Un éléphant tissé dompté par la manufacture royale de Beauvais
Tapisserie de la Manufacture de Beauvais, Grotesques à fond jaune et tabac, d’après un carton de Jean-Baptiste Monnoyer (1636-1699), inspirée des gravures de Jean Berain Ier (1640-1711). Tissée en laine et soie, époque Louis XIV, fin du XVIIe ou début du XVIIIe siècle, 300 x 450 cm.
Estimation : 50 000/80 000 €
À partir de 1689, la Manufacture royale de Beauvais met sur métier une tenture des Grotesques à fond jaune comprenant six sujets inspirés de l’œuvre du peintre ornemaniste de Louis XIV, Jean Berain Ier, dont cet éléphant.

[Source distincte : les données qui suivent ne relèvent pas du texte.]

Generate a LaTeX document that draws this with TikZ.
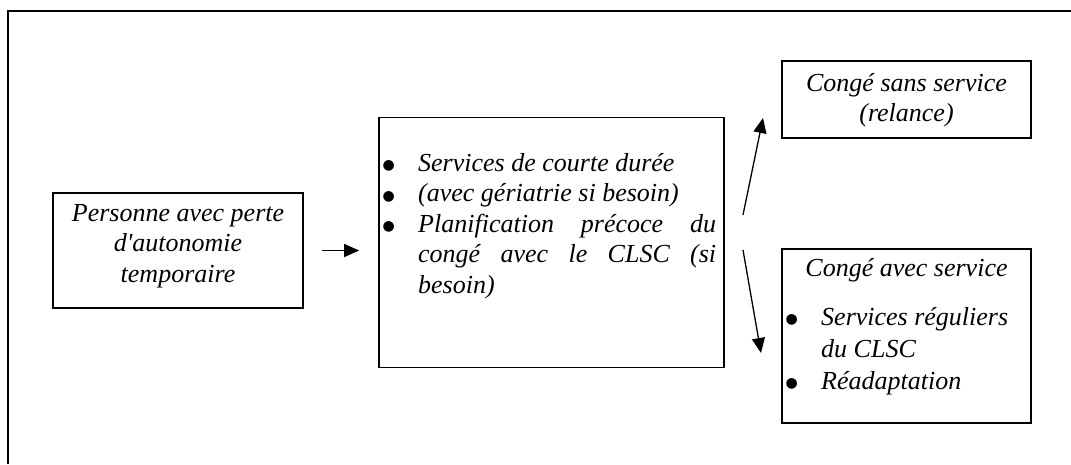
\documentclass[tikz,border=0pt]{standalone}
\usepackage{fontspec}
\setmainfont{Liberation Serif}
\newfontfamily\dotfont{DejaVu Sans}
\usetikzlibrary{arrows.meta,calc}
\newcommand{\bulmark}{\makebox[31pt][l]{\kern-4.5pt\raisebox{1.5pt}{\dotfont\fontsize{14}{14}\selectfont ●}}}
\begin{document}
\begin{tikzpicture}[x=1pt,y=-1pt,
  frame/.style={line width=1.8pt},
  box/.style={draw, line width=1.7pt, inner sep=0pt},
  txt/.style={font=\fontsize{26}{30.5}\selectfont\itshape, inner sep=0pt},
  flow/.style={line width=1.3pt, -{Triangle[length=15pt,width=13pt]}}]
\useasboundingbox (0,0) rectangle (1071,464);
\fill[white] (0,0) rectangle (1071,464);

% open outer frame (top and left sides)
\draw[frame] (1071,11) -- (8,11) -- (8,464);

% boxes
\node[box, minimum width=250pt, minimum height=115pt] (boxA) at (178,250.5) {};
\node[box, minimum width=345pt, minimum height=250pt] (boxB) at (551.5,242.5) {};
\node[box, minimum width=249pt, minimum height=77pt]  (boxC) at (906.5,99.5) {};
\node[box, minimum width=249pt, minimum height=174pt] (boxD) at (906.5,336) {};

% texts
\node[txt, align=center] (tA) at (178,246)
  {Personne avec perte\\d\textquotesingle autonomie\\temporaire};
\node[txt, align=left, anchor=west] (tB) at (387,226) {%
  \bulmark Services de courte durée\\
  \bulmark (avec gériatrie si besoin)\\
  \bulmark\makebox[298pt][s]{Planification précoce du}\\
  \hspace*{31pt}\makebox[298pt][s]{congé avec le CLSC (si}\\
  \hspace*{31pt}besoin)};
\node[txt, align=center] (tC) at (906.5,100) {Congé sans service\\(relance)};
\node[txt] (tD) at (906.5,270) {Congé avec service};
\node[txt, align=left, anchor=west, font=\fontsize{26}{32}\selectfont\itshape] (tDl) at (790,351) {%
  \bulmark Services réguliers\\
  \hspace*{31pt}du CLSC\\
  \bulmark Réadaptation};

% connectors
\coordinate (upS) at (743,215);
\coordinate (upE) at (763,118);
\coordinate (dnS) at (743,250);
\coordinate (dnE) at (761,353);
\draw[flow, shorten <=18pt, shorten >=19pt] (boxA.east) -- (boxA.east -| boxB.west);
\draw[flow] (upS) -- (upE);
\draw[flow] (dnS) -- (dnE);
\end{tikzpicture}
\end{document}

Le succès est retentissant de sorte que la tenture fut tissée à plusieurs reprises jusque vers 1730. Du musée du Louvre au musée des tapisseries d’Aix-en-Provence, en passant par le Metropolitan Museum de New York, de nombreuses collections se sont emparées de ces Grotesques à succès, sortis de la manufacture royale de Beauvais. L’Éléphant, ici, fait partie des six sujets –L’Offrande à Pan, L’Offrande à Bacchus, Les Musiciens, Le Dromadaire et Le Dompteur – tissés et agrémentés de neuf bordures différentes, à fond tabac d’Espagne ou fond jaune, sur des cartons de Jean-Baptiste Monnoyer (1636-1699), inspirés de Jean Berain Ier (1640-1711), dessinateur de la chambre et du cabinet du Roi. Les dimensions – 2,75 à 3,57 m – et les agencements étaient amenés à varier en fonction des demandes : on dénombre de multiples combinaisons et variantes à partir d’un thème central, ce qui explique qu’il y ait des différences dans le décor pour un seul et même sujet. Notre tapisserie à l’éléphant, en laine et soie, représente, sur fond tabac, une composition complexe et « grotesque », ensemble de musiciens dansants et d’un homme à la trompette assis sur le dos d’un éléphant couvert d’un tapis à lambrequins. La scène s’inscrit dans une perspective à dallage, rythmée d’architectures à dais et de colonnades à sphinges allongées, agrémentée de pampres, carquois, draperies, guirlandes fleuries et feuillagées. La bordure chinoisante est caractéristique des motifs dits « à la Berain », sur fond crème de paons, corbeilles fleuries, rinceaux feuillagés, cassolette, encore encadrée d’entrelacs centrés d’oves ou d’une frise de feuilles d’eau. Le thème des grotesques est populaire depuis sa première apparition dans la tenture de l’Acte des Apôtres d’après Giovanni da Udine, élève de Raphaël, tissée à Bruxelles aux environs de 1520 pour le pape Léon X. Son immense succès poussa la Manufacture des Gobelins à s’en inspirer pour celle intitulée Les Triomphes des dieux, tissée pour Louis XIV en 1687. Le roi semble avoir été conquis par ces tentures : nous savons qu’au moins trois séries de grotesques furent livrées à la famille royale, dont une première en 1696 pour le service de Marly et une autre pour le comte de Toulouse –fils légitimé du Roi-Soleil – pour son château de Rambouillet. Plébiscitée pour ces pièces, la Manufacture de Beauvais créa, par la suite, ses propres grotesques afin de répondre à l’intérêt croissant pour le sujet.